Airbag fraud — Crooked body shops remove deployed airbags from cars and fill the cavity with old rags or beer cans. Then they falsely bill one’s auto policy for a new airbag. One’s life is at risk without airbags, and their insurance is charged for expensive items they didn’t pay for. Action: Have outside mechanic inspect after repairs, or before buying a used car.
Stolen premiums — Most insurance agents are honest, but some take one’s premiums without buying coverage. The person has no insurance when making a claim for damage to their car, home or business. Action: Avoid writing premium check to agent. Call insurer to confirm being covered.
Churning — Agent convinces someone to use the built-up value of their whole life policy to buy a “better” policy they don’t need. One must start building up their policy’s cash value again. Seniors are especially at risk. Action: Get second opinion from financial advisor before buying.
Sliding — Agent secretly “slides” unwanted expenses into one’s policy, especially auto coverage. Their premiums can increase $100-$200. Motor club memberships and accidental-death coverage often are added. Action: Read policy and prices closely before signing. Never sign blank insurance form.
Staged accidents — Innocent drivers are maneuvered into car crashes,
sometimes at dangerous speeds.

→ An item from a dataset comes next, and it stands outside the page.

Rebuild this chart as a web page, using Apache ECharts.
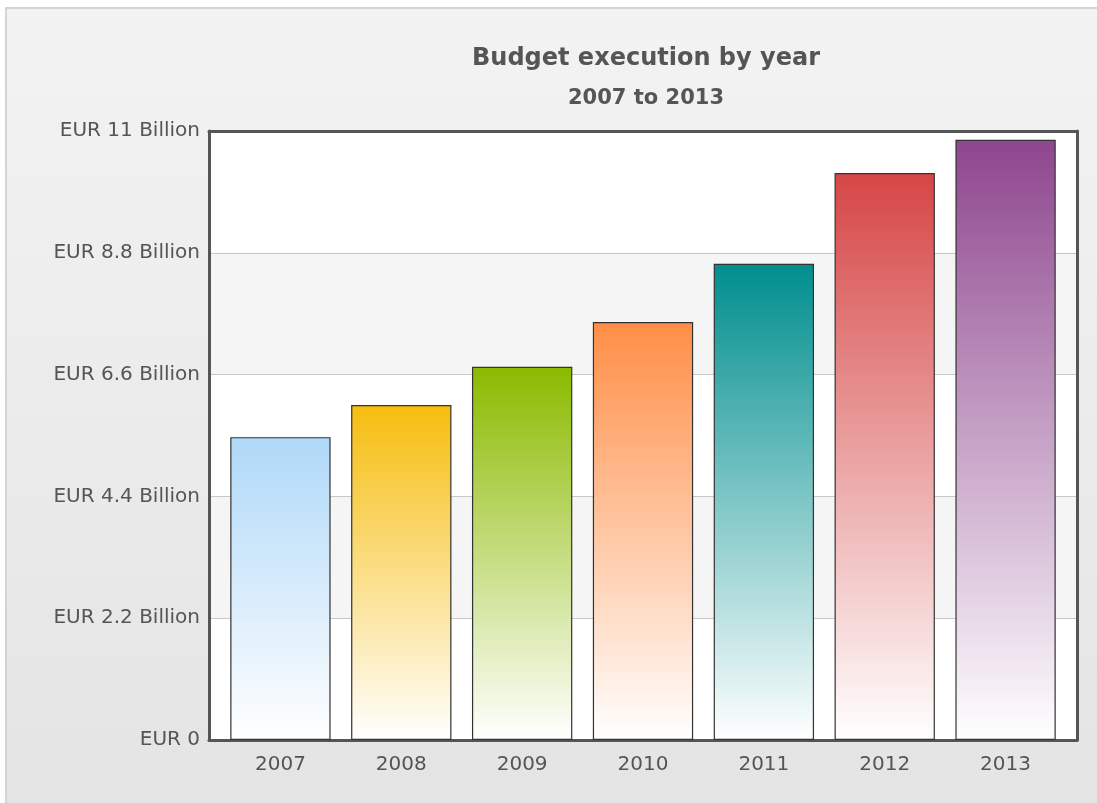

Crooks then make fake injury claims against the auto policy. Sometimes they suddenly brake so one rear-ends their car. Or they speed into one’s path when the individual pulls out of a parking space. Action: Never tailgate. Be wary of driver waving one out of parking space.
Windshield fraud — Cons offer to replace one’s windshield for free, even
when undamaged. Individual has a needless claim against their auto policy, and may have shoddy glass and poor installation that endanger their life. Crooks may also secretly make more claims against one’s policy. The cons approach people at car washes, gas stations and county fairs. Action: Just say no.
Viaticals — Consumers buy fake investments in life policies of people who are sick or dying. A crooked viatical firm promises one a payout when the policyholder dies. But the policies were obtained fraudulently, or never existed. One’s investment is void and their money is gone. Action: Avoid anyone promising guaranteed returns. Have financial adviser confirm plan is legal, and right.